* _WHAT IS REQUIRED_
Your task is to retype, word for word, the lines from the start of the data through the line holding "(reason) at (64,132)". Do not include the pictures.

* _DATA SUPPLIED_
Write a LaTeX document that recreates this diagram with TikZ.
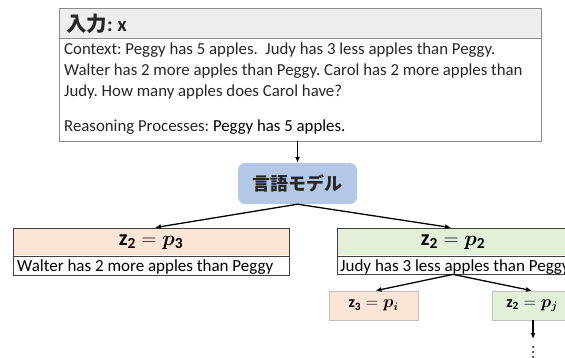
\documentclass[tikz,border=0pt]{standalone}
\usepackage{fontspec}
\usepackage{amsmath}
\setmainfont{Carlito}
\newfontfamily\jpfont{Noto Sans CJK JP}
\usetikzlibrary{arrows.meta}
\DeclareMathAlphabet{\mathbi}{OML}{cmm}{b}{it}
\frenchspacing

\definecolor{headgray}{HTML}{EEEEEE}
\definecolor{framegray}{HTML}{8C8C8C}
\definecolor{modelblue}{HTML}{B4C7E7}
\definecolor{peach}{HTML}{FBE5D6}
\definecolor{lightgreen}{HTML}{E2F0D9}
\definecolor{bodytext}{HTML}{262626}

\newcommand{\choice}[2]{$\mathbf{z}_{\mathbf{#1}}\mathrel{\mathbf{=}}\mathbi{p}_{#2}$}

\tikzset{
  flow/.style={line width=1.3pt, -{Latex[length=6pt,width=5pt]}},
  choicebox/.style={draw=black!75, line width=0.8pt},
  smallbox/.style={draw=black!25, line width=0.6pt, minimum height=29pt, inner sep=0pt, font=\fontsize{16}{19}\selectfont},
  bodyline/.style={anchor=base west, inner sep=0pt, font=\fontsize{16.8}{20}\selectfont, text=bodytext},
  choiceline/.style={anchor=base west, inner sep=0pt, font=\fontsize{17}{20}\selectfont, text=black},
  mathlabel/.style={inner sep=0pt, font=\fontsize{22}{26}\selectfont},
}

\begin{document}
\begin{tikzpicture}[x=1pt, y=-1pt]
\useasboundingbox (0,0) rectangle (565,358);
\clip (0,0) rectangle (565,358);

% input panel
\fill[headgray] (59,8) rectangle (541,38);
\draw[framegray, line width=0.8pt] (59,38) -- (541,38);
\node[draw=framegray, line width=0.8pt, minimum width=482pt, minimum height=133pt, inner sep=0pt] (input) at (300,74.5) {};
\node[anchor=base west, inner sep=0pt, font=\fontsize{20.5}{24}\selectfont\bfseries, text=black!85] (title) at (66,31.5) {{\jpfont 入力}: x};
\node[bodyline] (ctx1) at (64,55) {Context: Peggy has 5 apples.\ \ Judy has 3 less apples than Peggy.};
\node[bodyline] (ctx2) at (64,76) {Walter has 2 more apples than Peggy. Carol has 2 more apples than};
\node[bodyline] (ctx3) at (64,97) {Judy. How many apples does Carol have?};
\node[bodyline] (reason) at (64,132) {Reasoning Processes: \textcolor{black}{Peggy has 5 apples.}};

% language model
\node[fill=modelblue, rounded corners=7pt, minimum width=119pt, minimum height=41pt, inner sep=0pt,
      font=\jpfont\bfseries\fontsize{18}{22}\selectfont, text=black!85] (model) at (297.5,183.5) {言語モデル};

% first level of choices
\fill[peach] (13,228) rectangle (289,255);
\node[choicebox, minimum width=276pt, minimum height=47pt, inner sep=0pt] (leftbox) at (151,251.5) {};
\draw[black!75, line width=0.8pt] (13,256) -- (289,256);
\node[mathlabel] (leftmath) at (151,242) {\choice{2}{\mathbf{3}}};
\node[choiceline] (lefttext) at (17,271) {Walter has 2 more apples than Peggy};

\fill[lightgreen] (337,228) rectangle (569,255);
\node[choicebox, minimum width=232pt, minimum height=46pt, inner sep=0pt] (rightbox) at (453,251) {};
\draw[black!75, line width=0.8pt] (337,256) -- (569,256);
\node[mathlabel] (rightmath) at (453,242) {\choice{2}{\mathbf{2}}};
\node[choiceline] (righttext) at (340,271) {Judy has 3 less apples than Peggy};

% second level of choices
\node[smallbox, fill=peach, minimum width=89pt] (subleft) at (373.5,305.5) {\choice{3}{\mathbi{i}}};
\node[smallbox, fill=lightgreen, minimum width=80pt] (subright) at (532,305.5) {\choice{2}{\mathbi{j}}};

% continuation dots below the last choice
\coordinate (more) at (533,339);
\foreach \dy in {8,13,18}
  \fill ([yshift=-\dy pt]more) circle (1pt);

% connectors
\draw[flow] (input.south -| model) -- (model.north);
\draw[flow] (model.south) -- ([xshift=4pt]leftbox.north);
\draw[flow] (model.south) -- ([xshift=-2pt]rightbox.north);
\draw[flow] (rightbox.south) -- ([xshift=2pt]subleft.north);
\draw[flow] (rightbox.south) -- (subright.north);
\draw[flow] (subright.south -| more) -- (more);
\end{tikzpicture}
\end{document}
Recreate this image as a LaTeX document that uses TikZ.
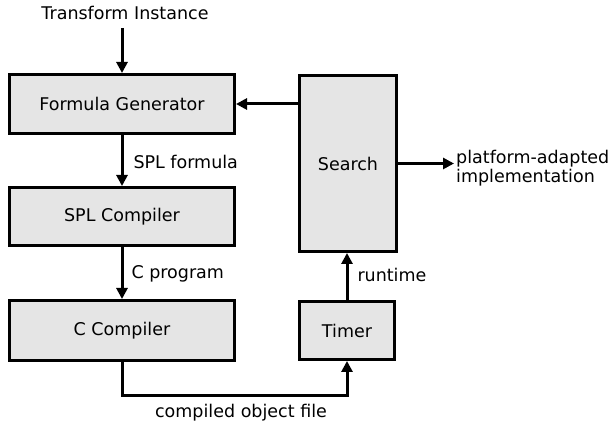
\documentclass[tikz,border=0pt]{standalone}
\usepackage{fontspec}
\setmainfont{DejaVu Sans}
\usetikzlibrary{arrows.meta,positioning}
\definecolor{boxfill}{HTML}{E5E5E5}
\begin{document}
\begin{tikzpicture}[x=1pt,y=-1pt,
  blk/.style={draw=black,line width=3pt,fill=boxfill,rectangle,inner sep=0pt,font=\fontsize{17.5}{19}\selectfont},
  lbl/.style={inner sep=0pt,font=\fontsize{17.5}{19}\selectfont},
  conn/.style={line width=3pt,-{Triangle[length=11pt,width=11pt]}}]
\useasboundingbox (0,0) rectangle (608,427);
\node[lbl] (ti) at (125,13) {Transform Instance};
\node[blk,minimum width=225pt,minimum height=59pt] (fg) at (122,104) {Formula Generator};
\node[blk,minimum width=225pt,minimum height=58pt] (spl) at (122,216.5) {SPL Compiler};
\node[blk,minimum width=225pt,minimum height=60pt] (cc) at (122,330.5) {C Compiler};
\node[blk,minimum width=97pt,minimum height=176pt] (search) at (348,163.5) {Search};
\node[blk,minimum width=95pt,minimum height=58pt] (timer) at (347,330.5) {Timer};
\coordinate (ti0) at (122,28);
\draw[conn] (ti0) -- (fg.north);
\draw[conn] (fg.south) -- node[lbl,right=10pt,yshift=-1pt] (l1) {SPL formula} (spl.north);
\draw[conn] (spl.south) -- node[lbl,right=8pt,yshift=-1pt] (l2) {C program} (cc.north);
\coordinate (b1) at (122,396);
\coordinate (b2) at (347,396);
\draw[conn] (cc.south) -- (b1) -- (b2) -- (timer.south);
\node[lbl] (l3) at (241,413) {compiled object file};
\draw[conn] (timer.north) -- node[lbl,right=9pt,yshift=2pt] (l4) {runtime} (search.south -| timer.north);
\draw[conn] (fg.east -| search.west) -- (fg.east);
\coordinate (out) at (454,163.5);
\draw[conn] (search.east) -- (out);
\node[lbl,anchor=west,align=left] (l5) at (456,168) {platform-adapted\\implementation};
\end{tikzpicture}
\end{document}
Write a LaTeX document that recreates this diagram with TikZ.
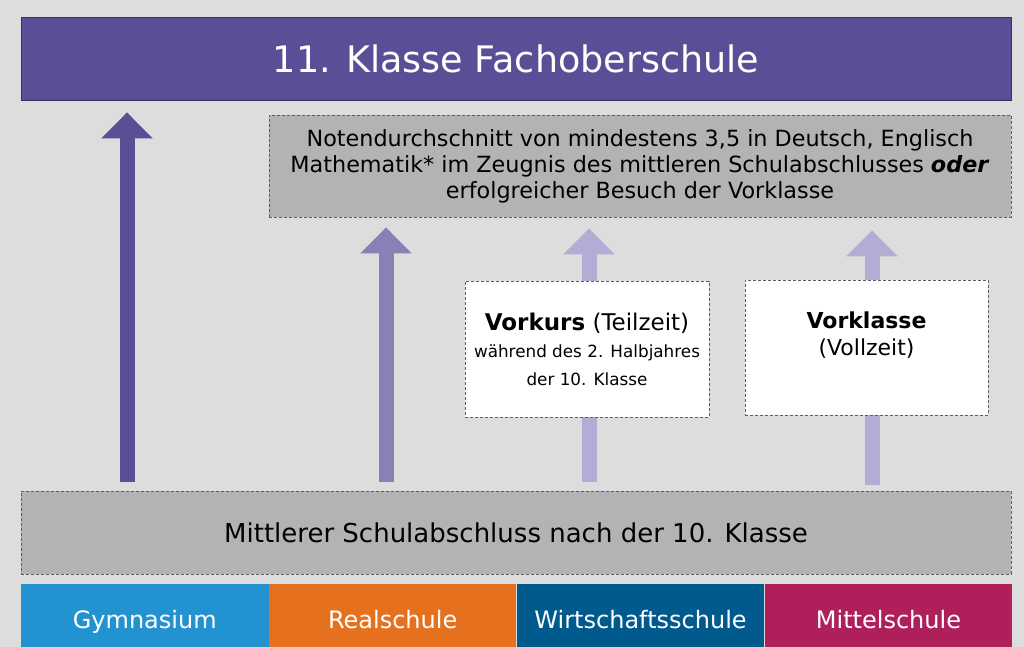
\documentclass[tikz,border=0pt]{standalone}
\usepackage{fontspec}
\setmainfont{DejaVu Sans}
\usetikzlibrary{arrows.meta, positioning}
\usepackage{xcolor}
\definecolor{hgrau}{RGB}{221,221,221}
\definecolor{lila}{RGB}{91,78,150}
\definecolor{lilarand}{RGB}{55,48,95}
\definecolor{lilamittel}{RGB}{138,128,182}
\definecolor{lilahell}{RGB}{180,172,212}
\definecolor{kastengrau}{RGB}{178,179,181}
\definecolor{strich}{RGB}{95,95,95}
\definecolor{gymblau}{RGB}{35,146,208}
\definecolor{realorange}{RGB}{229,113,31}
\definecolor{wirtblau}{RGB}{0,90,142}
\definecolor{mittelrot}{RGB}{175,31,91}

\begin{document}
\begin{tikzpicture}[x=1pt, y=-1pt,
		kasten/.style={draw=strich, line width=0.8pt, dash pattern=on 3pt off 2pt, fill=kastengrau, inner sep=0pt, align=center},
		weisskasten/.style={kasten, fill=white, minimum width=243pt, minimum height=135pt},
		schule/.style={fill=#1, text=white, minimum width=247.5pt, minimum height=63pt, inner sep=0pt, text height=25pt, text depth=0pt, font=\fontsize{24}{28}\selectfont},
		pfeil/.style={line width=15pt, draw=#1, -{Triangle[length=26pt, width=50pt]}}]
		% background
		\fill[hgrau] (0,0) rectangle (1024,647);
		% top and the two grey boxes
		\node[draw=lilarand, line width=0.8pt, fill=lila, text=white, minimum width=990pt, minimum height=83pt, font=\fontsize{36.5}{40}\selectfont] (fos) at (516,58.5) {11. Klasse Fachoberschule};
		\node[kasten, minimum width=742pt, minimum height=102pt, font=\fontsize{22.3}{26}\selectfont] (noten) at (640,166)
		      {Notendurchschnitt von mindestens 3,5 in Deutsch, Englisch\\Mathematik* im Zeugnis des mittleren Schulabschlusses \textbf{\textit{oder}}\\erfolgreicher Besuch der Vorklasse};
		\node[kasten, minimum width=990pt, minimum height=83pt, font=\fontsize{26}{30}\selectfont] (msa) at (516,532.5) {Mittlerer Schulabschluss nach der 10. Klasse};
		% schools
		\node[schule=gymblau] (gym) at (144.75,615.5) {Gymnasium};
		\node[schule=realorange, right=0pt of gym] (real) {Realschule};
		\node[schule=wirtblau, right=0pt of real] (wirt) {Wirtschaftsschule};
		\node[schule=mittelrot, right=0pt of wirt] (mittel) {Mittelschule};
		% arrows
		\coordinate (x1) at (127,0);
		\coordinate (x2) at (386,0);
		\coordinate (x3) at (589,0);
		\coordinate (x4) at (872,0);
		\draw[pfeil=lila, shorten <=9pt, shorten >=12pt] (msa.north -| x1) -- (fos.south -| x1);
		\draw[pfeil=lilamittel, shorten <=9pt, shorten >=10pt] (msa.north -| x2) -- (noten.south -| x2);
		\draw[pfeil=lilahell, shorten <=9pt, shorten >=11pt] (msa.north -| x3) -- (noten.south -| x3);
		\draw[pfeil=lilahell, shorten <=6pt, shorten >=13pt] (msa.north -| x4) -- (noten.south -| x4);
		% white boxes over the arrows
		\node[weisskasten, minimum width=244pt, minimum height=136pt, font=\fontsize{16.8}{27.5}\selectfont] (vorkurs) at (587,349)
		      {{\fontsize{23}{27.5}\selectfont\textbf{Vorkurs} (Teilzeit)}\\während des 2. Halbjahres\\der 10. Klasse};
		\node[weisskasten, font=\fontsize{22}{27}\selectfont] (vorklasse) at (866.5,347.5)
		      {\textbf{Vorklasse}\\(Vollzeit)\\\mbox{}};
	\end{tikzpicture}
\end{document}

* _WRITTEN ANSWER_
Write a LaTeX document that recreates this diagram with TikZ.
\documentclass[tikz,border=0pt]{standalone}
\usepackage{fontspec}
\usepackage{amsmath}
\setmainfont{Carlito}
\newfontfamily\jpfont{Noto Sans CJK JP}
\usetikzlibrary{arrows.meta}
\DeclareMathAlphabet{\mathbi}{OML}{cmm}{b}{it}
\frenchspacing

\definecolor{headgray}{HTML}{EEEEEE}
\definecolor{framegray}{HTML}{8C8C8C}
\definecolor{modelblue}{HTML}{B4C7E7}
\definecolor{peach}{HTML}{FBE5D6}
\definecolor{lightgreen}{HTML}{E2F0D9}
\definecolor{bodytext}{HTML}{262626}

\newcommand{\choice}[2]{$\mathbf{z}_{\mathbf{#1}}\mathrel{\mathbf{=}}\mathbi{p}_{#2}$}

\tikzset{
  flow/.style={line width=1.3pt, -{Latex[length=6pt,width=5pt]}},
  choicebox/.style={draw=black!75, line width=0.8pt},
  smallbox/.style={draw=black!25, line width=0.6pt, minimum height=29pt, inner sep=0pt, font=\fontsize{16}{19}\selectfont},
  bodyline/.style={anchor=base west, inner sep=0pt, font=\fontsize{16.8}{20}\selectfont, text=bodytext},
  choiceline/.style={anchor=base west, inner sep=0pt, font=\fontsize{17}{20}\selectfont, text=black},
  mathlabel/.style={inner sep=0pt, font=\fontsize{22}{26}\selectfont},
}

\begin{document}
\begin{tikzpicture}[x=1pt, y=-1pt]
\useasboundingbox (0,0) rectangle (565,358);
\clip (0,0) rectangle (565,358);

% input panel
\fill[headgray] (59,8) rectangle (541,38);
\draw[framegray, line width=0.8pt] (59,38) -- (541,38);
\node[draw=framegray, line width=0.8pt, minimum width=482pt, minimum height=133pt, inner sep=0pt] (input) at (300,74.5) {};
\node[anchor=base west, inner sep=0pt, font=\fontsize{20.5}{24}\selectfont\bfseries, text=black!85] (title) at (66,31.5) {{\jpfont 入力}: x};
\node[bodyline] (ctx1) at (64,55) {Context: Peggy has 5 apples.\ \ Judy has 3 less apples than Peggy.};
\node[bodyline] (ctx2) at (64,76) {Walter has 2 more apples than Peggy. Carol has 2 more apples than};
\node[bodyline] (ctx3) at (64,97) {Judy. How many apples does Carol have?};
\node[bodyline] (reason) at (64,132) {Reasoning Processes: \textcolor{black}{Peggy has 5 apples.}};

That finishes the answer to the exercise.